Please return exactly the run of lines that begins with the line containing "Recreate this image" and ends with the line containing "const volTicks = [0, 50, 100, 150];", pictures excluded.
-- Start of PROVIDED ENTRIES --
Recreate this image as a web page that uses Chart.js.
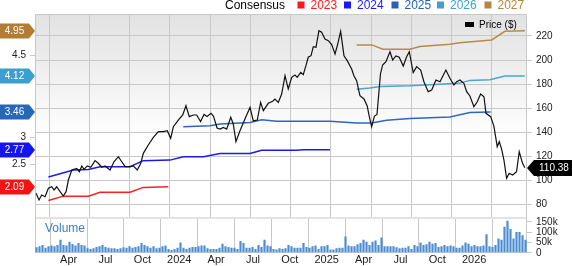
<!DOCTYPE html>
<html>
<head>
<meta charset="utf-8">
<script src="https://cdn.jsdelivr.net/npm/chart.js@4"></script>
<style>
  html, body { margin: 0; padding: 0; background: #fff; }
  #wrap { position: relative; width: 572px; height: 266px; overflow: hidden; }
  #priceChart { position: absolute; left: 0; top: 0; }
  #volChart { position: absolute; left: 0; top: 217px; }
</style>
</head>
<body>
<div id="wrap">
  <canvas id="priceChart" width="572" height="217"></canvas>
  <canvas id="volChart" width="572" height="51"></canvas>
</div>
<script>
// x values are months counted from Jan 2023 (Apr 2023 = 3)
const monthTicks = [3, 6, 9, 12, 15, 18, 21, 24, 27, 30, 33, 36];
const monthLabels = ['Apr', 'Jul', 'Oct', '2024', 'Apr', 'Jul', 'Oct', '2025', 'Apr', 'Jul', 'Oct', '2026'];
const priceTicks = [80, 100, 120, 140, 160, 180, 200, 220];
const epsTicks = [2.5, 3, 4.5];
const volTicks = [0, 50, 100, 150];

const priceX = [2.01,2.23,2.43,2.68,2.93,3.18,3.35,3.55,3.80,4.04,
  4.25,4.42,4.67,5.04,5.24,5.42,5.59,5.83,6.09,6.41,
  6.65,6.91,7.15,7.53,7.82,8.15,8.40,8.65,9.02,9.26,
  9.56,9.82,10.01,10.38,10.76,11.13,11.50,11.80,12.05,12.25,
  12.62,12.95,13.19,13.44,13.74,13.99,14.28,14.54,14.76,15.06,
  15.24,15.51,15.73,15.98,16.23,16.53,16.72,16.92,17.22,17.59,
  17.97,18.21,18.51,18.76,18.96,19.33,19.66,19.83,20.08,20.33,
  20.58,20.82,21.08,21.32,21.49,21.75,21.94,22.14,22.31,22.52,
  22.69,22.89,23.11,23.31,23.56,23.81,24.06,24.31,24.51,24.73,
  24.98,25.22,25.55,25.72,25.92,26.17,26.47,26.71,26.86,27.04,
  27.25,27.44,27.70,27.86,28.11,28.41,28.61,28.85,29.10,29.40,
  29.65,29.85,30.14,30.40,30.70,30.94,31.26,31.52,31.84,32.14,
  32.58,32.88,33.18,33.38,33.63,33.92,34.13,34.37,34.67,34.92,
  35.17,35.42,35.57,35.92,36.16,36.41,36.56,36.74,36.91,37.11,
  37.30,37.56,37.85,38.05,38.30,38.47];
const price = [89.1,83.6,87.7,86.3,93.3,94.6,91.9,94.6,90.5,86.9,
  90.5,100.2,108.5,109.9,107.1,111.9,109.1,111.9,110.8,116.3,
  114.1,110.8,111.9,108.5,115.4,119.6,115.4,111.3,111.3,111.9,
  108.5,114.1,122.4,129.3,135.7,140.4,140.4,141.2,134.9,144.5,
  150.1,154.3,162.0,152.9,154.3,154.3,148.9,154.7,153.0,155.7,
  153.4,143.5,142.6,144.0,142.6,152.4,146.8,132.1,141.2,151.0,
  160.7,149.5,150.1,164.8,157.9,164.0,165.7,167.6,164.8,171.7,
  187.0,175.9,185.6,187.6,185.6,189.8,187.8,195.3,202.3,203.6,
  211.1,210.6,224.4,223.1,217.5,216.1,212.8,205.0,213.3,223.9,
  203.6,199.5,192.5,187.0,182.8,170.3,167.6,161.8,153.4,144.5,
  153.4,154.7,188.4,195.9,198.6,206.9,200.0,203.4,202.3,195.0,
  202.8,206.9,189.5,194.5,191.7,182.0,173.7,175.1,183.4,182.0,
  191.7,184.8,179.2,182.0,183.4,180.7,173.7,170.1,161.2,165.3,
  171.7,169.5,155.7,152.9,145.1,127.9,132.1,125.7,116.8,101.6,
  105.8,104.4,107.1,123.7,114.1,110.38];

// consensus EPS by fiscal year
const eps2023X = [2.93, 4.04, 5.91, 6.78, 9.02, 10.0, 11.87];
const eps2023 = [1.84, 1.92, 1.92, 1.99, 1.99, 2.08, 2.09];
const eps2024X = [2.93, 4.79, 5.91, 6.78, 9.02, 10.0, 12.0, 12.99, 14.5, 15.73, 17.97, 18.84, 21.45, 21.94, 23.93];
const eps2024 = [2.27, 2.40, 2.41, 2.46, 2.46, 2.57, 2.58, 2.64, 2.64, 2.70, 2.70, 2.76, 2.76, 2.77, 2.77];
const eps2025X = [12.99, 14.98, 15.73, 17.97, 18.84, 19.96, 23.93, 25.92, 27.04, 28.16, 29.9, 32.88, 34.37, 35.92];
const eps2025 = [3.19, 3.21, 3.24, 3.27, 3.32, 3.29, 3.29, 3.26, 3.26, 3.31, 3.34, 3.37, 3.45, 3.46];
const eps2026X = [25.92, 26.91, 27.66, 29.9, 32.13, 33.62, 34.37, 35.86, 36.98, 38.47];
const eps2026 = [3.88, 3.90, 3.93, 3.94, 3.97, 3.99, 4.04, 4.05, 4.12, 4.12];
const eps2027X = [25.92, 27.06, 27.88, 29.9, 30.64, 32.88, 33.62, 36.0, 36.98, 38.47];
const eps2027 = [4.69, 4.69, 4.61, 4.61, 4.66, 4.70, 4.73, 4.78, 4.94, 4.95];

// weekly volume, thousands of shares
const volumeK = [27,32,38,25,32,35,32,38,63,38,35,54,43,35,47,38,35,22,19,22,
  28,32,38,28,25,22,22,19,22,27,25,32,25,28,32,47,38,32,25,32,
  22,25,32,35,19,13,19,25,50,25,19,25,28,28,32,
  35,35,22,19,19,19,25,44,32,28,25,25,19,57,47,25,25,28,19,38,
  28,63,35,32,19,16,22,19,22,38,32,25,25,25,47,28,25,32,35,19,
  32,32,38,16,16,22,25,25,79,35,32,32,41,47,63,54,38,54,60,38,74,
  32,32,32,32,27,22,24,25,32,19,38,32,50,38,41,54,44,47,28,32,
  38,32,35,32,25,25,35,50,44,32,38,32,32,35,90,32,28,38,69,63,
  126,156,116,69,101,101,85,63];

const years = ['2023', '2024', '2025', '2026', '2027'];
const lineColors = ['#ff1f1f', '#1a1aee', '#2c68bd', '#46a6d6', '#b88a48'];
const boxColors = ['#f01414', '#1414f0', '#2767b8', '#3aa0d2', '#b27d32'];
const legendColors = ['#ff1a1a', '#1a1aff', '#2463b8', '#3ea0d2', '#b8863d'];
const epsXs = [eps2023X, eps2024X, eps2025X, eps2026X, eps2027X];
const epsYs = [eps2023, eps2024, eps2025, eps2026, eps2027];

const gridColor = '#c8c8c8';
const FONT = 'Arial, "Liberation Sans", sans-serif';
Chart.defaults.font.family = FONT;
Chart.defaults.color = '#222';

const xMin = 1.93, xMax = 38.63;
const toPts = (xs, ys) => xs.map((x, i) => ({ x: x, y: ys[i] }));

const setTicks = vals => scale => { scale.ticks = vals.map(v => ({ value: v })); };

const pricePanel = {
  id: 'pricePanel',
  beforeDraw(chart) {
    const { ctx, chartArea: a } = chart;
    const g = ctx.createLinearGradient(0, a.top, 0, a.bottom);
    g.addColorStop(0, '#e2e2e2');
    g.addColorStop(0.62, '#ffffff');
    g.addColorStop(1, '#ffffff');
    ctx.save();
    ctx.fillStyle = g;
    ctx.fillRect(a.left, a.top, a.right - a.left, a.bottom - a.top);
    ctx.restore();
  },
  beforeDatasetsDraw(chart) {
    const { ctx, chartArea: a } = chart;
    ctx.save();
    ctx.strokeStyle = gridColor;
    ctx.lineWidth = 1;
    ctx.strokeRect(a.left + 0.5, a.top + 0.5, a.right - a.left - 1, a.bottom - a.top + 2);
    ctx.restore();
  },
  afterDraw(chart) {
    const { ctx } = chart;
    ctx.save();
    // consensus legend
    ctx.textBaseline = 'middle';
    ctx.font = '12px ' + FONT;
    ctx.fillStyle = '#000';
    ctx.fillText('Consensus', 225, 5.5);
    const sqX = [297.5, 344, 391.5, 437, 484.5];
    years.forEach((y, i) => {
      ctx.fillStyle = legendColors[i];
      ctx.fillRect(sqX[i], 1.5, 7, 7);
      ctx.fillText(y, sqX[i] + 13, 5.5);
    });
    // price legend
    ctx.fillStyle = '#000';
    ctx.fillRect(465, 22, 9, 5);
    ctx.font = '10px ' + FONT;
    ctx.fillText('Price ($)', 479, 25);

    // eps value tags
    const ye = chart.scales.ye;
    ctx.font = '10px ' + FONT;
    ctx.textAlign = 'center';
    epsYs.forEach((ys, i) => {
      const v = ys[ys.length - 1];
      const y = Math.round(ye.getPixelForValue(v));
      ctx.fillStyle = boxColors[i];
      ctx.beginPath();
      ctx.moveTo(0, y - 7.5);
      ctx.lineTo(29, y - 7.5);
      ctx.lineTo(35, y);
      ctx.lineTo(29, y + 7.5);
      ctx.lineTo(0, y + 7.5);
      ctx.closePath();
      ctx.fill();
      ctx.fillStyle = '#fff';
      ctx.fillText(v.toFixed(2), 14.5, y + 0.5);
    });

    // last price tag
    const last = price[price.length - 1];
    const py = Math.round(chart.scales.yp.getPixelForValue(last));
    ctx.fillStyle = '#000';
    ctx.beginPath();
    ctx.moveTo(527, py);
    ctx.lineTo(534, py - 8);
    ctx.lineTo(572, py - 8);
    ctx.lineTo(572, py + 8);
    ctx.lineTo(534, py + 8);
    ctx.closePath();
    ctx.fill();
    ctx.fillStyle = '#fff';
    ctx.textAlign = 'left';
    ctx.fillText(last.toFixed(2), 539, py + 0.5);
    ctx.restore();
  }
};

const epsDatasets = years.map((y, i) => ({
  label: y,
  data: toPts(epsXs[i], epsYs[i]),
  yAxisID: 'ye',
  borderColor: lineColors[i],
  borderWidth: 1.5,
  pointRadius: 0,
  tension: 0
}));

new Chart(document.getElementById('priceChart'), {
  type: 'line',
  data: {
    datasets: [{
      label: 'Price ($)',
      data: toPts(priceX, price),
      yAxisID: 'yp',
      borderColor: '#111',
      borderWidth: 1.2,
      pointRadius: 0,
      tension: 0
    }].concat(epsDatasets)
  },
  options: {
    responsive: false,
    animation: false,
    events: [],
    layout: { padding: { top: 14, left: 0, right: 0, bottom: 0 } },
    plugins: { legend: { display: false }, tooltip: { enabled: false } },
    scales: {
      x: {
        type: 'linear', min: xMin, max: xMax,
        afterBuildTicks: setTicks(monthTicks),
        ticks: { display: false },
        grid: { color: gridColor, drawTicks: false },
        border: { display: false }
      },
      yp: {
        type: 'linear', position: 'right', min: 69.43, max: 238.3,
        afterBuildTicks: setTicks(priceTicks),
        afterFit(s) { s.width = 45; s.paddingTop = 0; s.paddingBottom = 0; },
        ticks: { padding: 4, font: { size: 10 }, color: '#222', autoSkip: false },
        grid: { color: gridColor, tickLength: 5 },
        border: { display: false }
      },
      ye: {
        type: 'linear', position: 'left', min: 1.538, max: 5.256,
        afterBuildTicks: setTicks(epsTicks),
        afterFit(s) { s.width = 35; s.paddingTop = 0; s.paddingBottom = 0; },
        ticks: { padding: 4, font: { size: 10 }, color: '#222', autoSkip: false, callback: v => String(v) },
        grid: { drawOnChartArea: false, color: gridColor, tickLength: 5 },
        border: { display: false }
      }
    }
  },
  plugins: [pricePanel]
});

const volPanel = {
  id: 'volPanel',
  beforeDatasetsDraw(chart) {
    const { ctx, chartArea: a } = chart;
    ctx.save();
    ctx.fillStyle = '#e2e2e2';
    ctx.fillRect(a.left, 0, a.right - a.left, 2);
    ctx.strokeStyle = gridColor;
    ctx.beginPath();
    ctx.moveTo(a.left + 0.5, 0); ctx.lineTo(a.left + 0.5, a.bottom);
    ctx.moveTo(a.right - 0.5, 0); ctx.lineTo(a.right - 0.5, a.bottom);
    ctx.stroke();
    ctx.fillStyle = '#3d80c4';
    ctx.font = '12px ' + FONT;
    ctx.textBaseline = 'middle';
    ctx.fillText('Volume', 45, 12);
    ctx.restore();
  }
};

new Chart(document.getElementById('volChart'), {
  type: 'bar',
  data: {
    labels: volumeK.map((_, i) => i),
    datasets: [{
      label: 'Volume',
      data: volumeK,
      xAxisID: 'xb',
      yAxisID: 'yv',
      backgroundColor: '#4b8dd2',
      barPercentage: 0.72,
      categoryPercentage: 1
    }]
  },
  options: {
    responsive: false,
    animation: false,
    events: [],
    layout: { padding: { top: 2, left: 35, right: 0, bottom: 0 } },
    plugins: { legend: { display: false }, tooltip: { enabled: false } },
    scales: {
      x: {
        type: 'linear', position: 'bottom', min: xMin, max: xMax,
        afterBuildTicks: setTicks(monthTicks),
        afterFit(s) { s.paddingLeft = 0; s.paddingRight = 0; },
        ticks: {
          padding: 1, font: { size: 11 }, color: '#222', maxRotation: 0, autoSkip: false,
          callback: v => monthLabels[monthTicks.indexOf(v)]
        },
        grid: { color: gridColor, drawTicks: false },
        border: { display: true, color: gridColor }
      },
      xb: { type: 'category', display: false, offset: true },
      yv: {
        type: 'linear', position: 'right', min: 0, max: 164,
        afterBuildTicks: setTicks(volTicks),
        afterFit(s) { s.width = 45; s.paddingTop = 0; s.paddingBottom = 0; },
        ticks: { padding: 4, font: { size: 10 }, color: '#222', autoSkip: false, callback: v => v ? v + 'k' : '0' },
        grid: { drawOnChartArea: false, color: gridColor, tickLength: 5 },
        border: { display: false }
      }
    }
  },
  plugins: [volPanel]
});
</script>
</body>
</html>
-- End of PROVIDED ENTRIES --
-- Start of PROVIDED ENTRIES --
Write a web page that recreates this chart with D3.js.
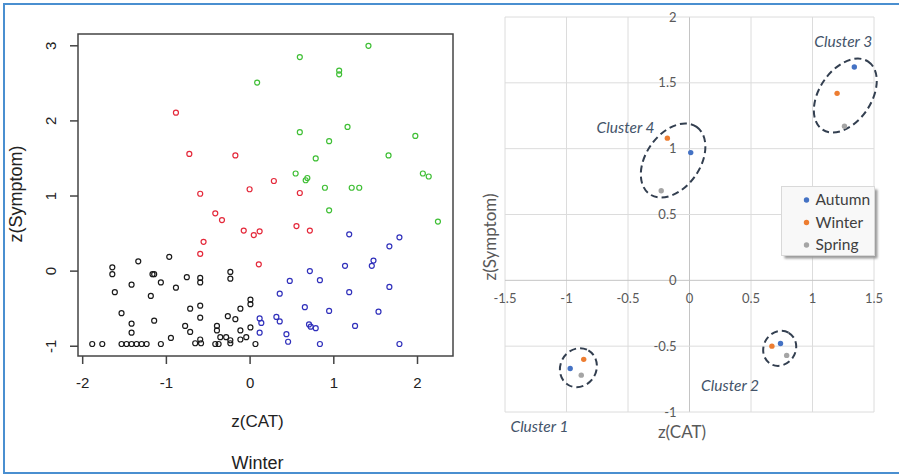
-- End of PROVIDED ENTRIES --
■ CORRECT OUTPUT ■
Recreate this image as a web page that uses Chart.js.
<!DOCTYPE html>
<html>
<head>
<meta charset="utf-8">
<script src="https://cdn.jsdelivr.net/npm/chart.js@4"></script>
<style>
  html, body { margin: 0; padding: 0; background: #fff; }
  #wrap { position: relative; width: 572px; height: 266px; overflow: hidden; }
  #priceChart { position: absolute; left: 0; top: 0; }
  #volChart { position: absolute; left: 0; top: 217px; }
</style>
</head>
<body>
<div id="wrap">
  <canvas id="priceChart" width="572" height="217"></canvas>
  <canvas id="volChart" width="572" height="51"></canvas>
</div>
<script>
// x values are months counted from Jan 2023 (Apr 2023 = 3)
const monthTicks = [3, 6, 9, 12, 15, 18, 21, 24, 27, 30, 33, 36];
const monthLabels = ['Apr', 'Jul', 'Oct', '2024', 'Apr', 'Jul', 'Oct', '2025', 'Apr', 'Jul', 'Oct', '2026'];
const priceTicks = [80, 100, 120, 140, 160, 180, 200, 220];
const epsTicks = [2.5, 3, 4.5];
const volTicks = [0, 50, 100, 150];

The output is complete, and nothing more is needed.